But trials showed that it could reduce the chance of getting the cancer by a third - for up to 20 years.
Two studies have found that it could cut deaths from the disease among women who use it for several years.
Doctors said last night that the drug could become an option for healthy women at high risk.
Although it does have side effects including life-threatening blood clots, these disappear after women stop taking the drug. Meanwhile, the protective effects continue for up to 20 years, say experts.
The first prevention trial was begun by Professor Trevor Powles the Marsden Hospital, London, in the 1980s.
Results show the benefits of using the drug in premenopausal women - their risk of getting the disease is reduced beyond the menopause and up to 20 years later, he said.
"We did not initially get an effect but as time has gone on we've found a significant reduction in breast cancer - and the benefits keep getting bigger. Premenopausal women taking the drug are less likely to develop oestrogen sensitive cancer after the menopause, when they are most at risk."
Women in the trial were in their mid-forties. They took the drug for about six or seven years.
He added: "This is the key to its effectiveness, because it's a relatively young population given the treatment to block the effect of oestrogen on their breasts. The side effects also seem to be less in premenopausal women."
Professor Powles, lead clinician at Parkside Oncology Clinic, London, said tamoxifen was not licensed for prevention in the UK.
If the National Institute for Health and Clinical Excellence drew up guidelines for doctors, the drug could become an option for healthy women at high risk, he said.
A second study confirmed that the drug continues to reduce by a third the risk of breast cancer for several years after women stop taking it.
The International Breast Cancer Intervention Study trial, funded by Cancer Research UK, found side effects such as blood clots and womb cancer stop after women finish taking the drug.
A woman's "normal" risk of developing breast cancer over ten years is about two per cent. Women in the study had a three-fold higher risk.

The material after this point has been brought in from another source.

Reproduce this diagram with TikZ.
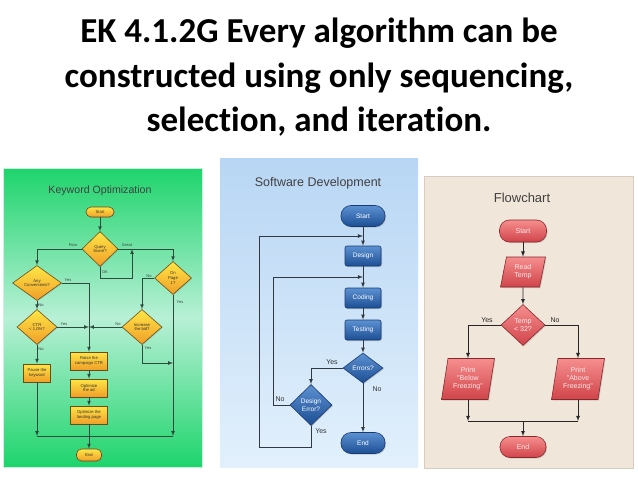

Tony Howell, IBIS co-chair and professor of cancer prevention at the South Manchester University Hospitals Trust, said: "Previous studies have already shown that tamoxifen lowers the risk of developing breast cancer during active preventive treatment.
"But this is the first time that clear evidence is available on the benefits and side-effects of tamoxifen after treatment with the drug has stopped.

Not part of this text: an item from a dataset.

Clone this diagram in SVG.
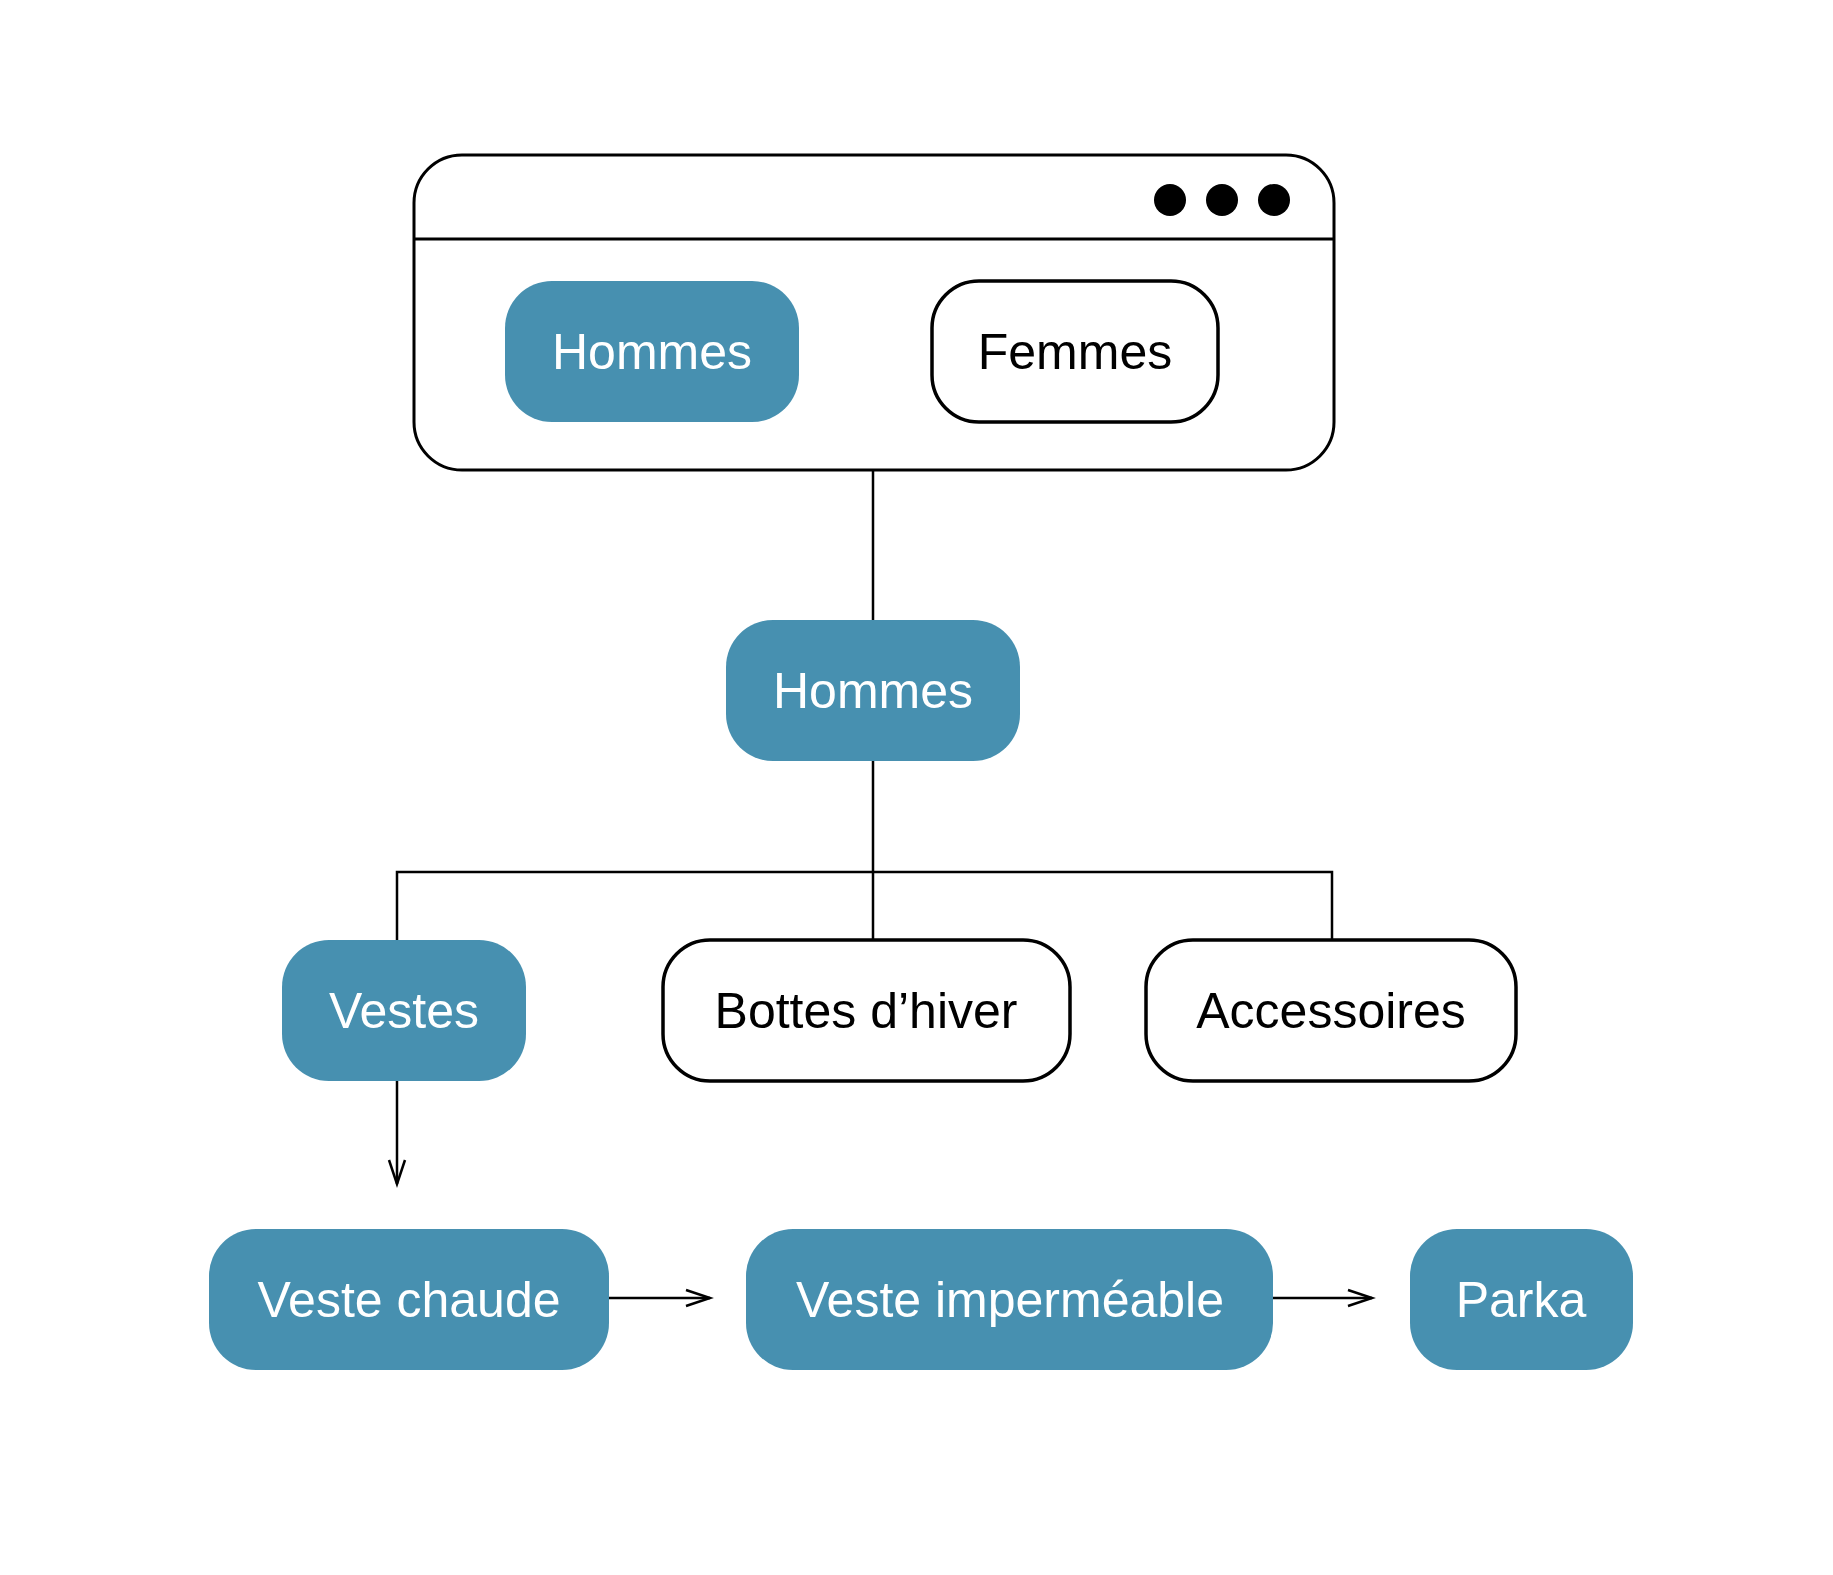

"These findings together with the effectiveness results suggest that over a longer follow-up time the risk of side-effects decreases while the benefit of prevention continues."
Both trials were published yesterday in the Journal of the National Cancer Institute.
Tamoxifen has been used to treat breast cancer for more than 20 years. Treatment costs just 8p a day. It can also stop breast cancer survivors from getting the disease in the other breast - cutting the risk by 45 per cent.
This led to trials to see if it would protect healthy women at high risk.